--- Short task ---
Below are records that hold pictures; write out only the lines from their start through the line with "ax = fig.add_axes([91", exactly, and drop the pictures.

====== Stored rows ======

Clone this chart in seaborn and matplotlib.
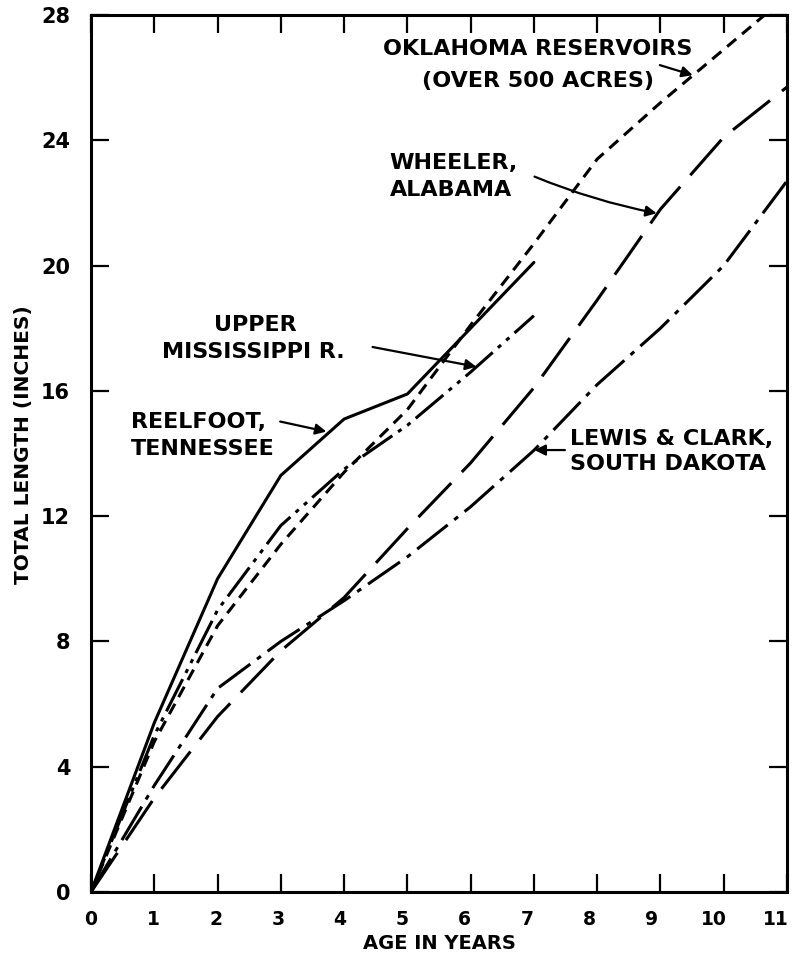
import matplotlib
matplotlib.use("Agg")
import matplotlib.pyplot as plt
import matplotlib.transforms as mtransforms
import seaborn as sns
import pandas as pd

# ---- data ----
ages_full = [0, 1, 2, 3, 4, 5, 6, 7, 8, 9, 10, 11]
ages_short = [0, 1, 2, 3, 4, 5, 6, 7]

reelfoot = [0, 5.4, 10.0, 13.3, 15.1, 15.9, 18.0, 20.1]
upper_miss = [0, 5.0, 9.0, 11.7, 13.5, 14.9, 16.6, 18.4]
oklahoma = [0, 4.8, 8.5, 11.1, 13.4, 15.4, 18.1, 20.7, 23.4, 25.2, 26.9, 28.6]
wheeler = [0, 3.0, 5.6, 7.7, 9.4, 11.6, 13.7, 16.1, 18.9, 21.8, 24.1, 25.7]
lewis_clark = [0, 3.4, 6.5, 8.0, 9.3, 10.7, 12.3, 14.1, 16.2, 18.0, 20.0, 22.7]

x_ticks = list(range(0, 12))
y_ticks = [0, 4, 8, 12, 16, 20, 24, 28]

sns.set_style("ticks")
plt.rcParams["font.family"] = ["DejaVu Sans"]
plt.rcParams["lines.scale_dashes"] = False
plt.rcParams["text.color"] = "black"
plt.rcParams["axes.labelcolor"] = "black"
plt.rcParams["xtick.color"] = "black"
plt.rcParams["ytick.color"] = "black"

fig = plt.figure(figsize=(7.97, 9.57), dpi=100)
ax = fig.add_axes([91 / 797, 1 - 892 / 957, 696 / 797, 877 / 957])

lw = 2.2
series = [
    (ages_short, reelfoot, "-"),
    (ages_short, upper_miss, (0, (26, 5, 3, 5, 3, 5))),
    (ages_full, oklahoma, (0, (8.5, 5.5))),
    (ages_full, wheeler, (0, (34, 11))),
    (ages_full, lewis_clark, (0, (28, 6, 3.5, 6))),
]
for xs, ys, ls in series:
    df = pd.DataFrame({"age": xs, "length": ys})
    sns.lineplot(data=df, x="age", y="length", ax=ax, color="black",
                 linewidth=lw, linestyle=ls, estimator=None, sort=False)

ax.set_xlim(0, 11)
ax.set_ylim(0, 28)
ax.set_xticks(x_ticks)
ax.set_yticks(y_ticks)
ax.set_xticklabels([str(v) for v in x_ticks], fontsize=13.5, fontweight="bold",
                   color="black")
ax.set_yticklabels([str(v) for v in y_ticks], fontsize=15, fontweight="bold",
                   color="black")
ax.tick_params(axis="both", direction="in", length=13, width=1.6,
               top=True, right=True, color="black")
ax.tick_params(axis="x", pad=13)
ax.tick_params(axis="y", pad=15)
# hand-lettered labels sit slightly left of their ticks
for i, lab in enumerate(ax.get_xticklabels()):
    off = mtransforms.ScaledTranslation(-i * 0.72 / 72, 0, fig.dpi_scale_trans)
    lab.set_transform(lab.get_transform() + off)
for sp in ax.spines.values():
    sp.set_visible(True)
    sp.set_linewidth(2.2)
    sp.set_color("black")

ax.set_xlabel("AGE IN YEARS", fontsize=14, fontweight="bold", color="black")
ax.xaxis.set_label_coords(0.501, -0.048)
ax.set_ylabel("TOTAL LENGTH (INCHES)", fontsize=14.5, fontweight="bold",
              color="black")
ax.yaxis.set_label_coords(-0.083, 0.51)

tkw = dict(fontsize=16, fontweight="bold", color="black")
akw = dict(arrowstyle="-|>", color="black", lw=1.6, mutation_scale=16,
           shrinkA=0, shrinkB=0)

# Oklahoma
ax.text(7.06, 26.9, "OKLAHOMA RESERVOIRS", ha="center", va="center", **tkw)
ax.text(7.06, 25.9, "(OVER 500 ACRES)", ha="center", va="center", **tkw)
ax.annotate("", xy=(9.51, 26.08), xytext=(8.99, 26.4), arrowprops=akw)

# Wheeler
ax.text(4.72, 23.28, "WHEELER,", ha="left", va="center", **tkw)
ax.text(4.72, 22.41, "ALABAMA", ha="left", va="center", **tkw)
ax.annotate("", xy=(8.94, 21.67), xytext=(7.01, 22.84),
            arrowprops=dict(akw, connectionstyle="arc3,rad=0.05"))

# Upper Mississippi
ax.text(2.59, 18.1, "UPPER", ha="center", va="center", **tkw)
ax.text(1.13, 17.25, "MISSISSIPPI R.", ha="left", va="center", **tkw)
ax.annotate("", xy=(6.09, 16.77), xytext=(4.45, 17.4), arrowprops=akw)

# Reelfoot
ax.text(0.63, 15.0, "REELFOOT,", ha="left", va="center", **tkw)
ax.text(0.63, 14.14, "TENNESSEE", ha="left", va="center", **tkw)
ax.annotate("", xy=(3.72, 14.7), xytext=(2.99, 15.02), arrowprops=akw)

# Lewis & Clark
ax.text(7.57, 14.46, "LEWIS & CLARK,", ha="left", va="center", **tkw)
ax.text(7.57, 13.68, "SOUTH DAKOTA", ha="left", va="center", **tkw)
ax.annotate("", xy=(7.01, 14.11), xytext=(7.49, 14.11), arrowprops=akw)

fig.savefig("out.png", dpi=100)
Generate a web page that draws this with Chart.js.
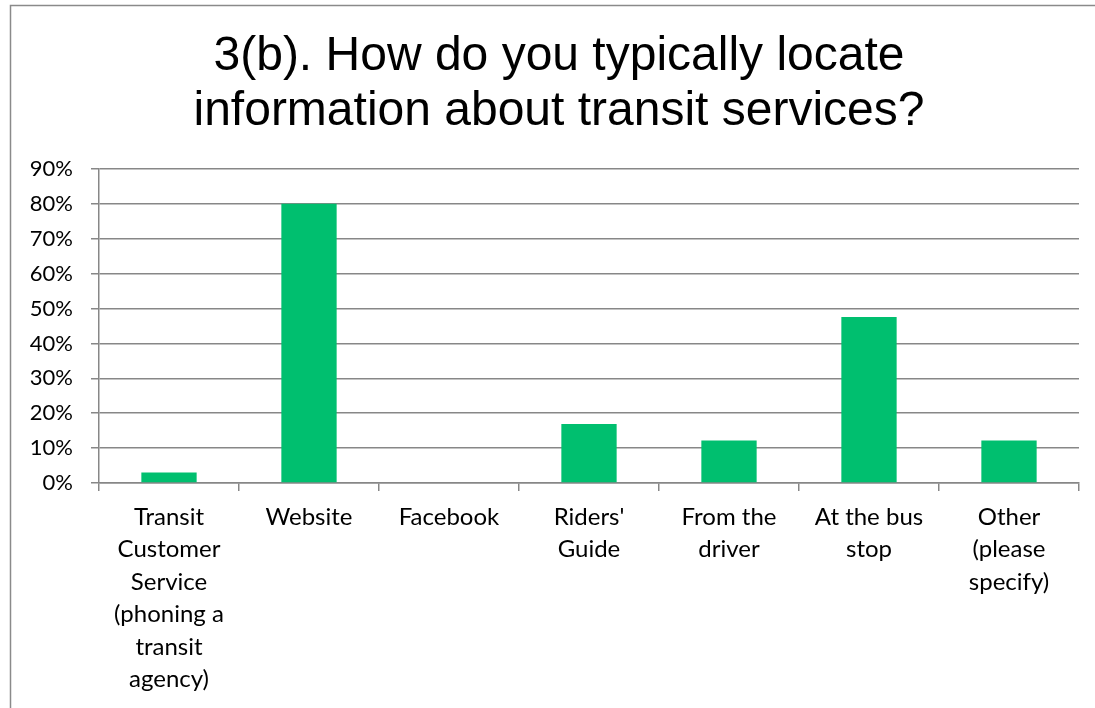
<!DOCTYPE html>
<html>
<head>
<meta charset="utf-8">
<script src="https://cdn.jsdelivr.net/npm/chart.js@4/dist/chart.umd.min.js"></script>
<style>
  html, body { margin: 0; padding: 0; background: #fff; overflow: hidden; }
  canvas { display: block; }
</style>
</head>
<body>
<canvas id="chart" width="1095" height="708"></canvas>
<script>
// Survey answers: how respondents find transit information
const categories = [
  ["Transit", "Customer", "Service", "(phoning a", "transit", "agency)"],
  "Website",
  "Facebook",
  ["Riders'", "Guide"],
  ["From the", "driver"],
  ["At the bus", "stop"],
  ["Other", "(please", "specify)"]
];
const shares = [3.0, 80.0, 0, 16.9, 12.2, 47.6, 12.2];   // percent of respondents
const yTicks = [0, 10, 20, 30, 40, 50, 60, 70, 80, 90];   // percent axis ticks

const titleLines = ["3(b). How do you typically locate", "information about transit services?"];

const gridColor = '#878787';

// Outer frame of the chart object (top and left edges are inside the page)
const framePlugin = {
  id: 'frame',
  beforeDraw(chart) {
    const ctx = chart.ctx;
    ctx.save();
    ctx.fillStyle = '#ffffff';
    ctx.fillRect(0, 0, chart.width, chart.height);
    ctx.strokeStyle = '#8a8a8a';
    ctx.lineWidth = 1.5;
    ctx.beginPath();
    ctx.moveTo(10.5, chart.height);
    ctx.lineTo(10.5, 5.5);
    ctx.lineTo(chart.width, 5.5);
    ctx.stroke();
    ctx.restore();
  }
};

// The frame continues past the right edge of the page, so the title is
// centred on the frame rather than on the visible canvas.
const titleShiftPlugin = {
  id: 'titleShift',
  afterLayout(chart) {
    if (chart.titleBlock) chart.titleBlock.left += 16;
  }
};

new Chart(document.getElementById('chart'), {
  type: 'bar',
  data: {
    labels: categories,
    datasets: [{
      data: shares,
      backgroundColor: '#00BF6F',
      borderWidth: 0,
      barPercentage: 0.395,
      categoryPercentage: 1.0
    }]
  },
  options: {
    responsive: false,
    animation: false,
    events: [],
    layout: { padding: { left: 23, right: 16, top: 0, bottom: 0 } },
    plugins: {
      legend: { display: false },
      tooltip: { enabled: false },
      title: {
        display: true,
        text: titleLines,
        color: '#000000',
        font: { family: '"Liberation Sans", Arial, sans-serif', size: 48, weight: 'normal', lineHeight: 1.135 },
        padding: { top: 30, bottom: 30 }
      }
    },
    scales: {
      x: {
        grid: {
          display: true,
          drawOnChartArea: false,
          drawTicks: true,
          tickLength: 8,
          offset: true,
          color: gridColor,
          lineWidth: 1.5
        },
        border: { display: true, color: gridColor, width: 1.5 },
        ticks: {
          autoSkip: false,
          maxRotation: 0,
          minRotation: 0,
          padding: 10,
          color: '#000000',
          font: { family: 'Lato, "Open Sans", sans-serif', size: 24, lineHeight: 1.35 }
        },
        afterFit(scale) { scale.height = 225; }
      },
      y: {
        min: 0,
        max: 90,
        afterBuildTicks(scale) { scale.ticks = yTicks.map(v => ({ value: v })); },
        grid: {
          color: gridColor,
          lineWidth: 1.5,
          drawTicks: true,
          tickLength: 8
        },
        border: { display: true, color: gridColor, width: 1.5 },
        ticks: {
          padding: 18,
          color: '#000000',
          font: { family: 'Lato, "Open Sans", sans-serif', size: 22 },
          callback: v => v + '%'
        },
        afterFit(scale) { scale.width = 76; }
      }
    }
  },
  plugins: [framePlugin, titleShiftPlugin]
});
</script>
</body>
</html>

======

--- Task response ---
Clone this chart in seaborn and matplotlib.
import matplotlib
matplotlib.use("Agg")
import matplotlib.pyplot as plt
import matplotlib.transforms as mtransforms
import seaborn as sns
import pandas as pd

# ---- data ----
ages_full = [0, 1, 2, 3, 4, 5, 6, 7, 8, 9, 10, 11]
ages_short = [0, 1, 2, 3, 4, 5, 6, 7]

reelfoot = [0, 5.4, 10.0, 13.3, 15.1, 15.9, 18.0, 20.1]
upper_miss = [0, 5.0, 9.0, 11.7, 13.5, 14.9, 16.6, 18.4]
oklahoma = [0, 4.8, 8.5, 11.1, 13.4, 15.4, 18.1, 20.7, 23.4, 25.2, 26.9, 28.6]
wheeler = [0, 3.0, 5.6, 7.7, 9.4, 11.6, 13.7, 16.1, 18.9, 21.8, 24.1, 25.7]
lewis_clark = [0, 3.4, 6.5, 8.0, 9.3, 10.7, 12.3, 14.1, 16.2, 18.0, 20.0, 22.7]

x_ticks = list(range(0, 12))
y_ticks = [0, 4, 8, 12, 16, 20, 24, 28]

sns.set_style("ticks")
plt.rcParams["font.family"] = ["DejaVu Sans"]
plt.rcParams["lines.scale_dashes"] = False
plt.rcParams["text.color"] = "black"
plt.rcParams["axes.labelcolor"] = "black"
plt.rcParams["xtick.color"] = "black"
plt.rcParams["ytick.color"] = "black"

fig = plt.figure(figsize=(7.97, 9.57), dpi=100)
ax = fig.add_axes([91 / 797, 1 - 892 / 957, 696 / 797, 877 / 957])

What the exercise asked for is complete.